This Woman’s Work
My kid starts seventh grade today. I did not go back to school shopping for the first time in 21 years. There’s no squeaky new tennis shoes. No stiff new jeans. No new t-shirts or zipper jackets. Instead, he will return to class while sitting at a small make-shift desk in my parent’s dining room. We have been staying with them due to an ill-timed kitchen remodeling project. (When is a good time to remodel the kitchen?)
I start classes tomorrow. But this year, unlike in years past, I feel like I have been doing the same kind of work all year–without my usual shift during the summer break. Generally I write in the summer. I did spend a lot of time writing this summer but the nature of the projects changed. The extended argument has given way to shorter, crisper statements that can be said while I am being pulled in many directions.
I learned more than twenty years ago while still in graduate school that if I were to ever become a researcher, I would have to turn my attention to the things that hampered my focus. That is why I started studying home. I was a wife and would give birth to one and then another baby while still in school. Studying home enabled me to remain psychically connected to my academic work while being pressed by the immediacy of home and family.

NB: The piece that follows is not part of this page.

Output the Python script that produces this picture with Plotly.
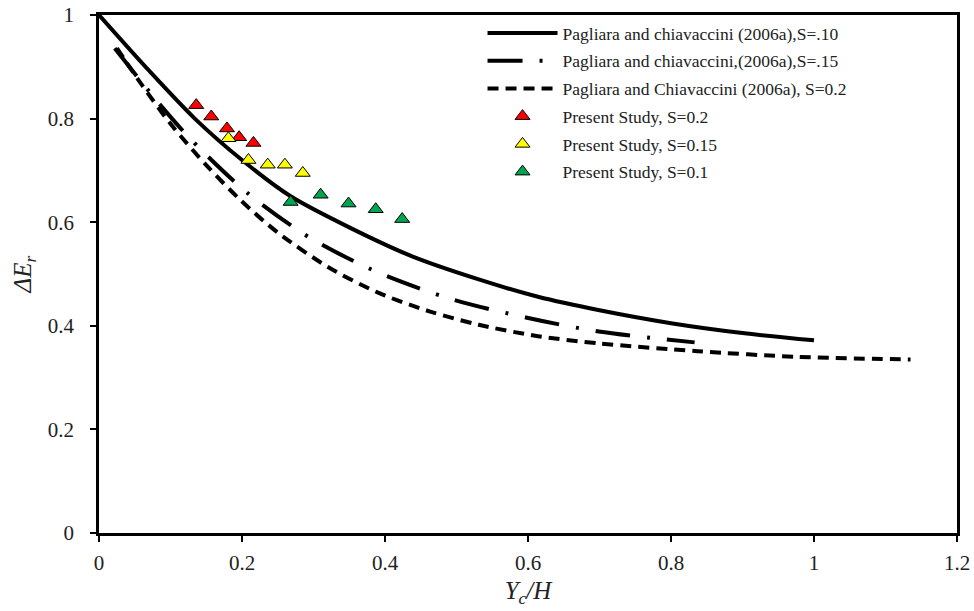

As time passed, my writing has become increasing local. I was working from home even before COVID 19. These days many are experiencing the disorientation that can occur when the physical boundaries that usually distinguish our identities–as professor, writer, mother, daughter, and so forth–have become increasingly blurred.
Recently articles have been appearing about the inequities which have emerged in the quarantined world–as the productivity of women professors declines and that of men professors increases. Further calls for social justice around matters of race and policing have been met with the counter cry for law and order. There is, of course, a market opportunity connected with the thirst for information in these destabilizing conditions. In the wake of George Floyd’s killing, sales of Black books spiked and I can’t count the number of times I saw Ibram Kendi on tv with his daughter in his lap talking about raising anti-racist children. (That girl is too young for him to be carting her out like that and talking about her like she’s already fully formed. Children have a way of turning parents into liars.) But the industries managing the distribution of that knowledge are driven not only by old structures that assign value in society in racialized and gendered terms but also by neoliberal forces that seek to leave the welfare of the populace to the management of market forces.
What that means is that “work” is assigned value in ways that may not reflect its practical significance, which is why during this pandemic so many of the world’s essential workers are among the lowest paid. And it is also why women can be seen as “less productive,” while carrying a larger burden of the responsibilities required to ensure functional households. Yet, if I choose to write about such things, there is the question of distribution that remains. Distribution ties into media outlets that prioritize appetites over the more intrinsic value of writing–the refinement of thought for the larger benefit of society. What then would happen if all of the work of women professors could be recognized as significant and designated professional value?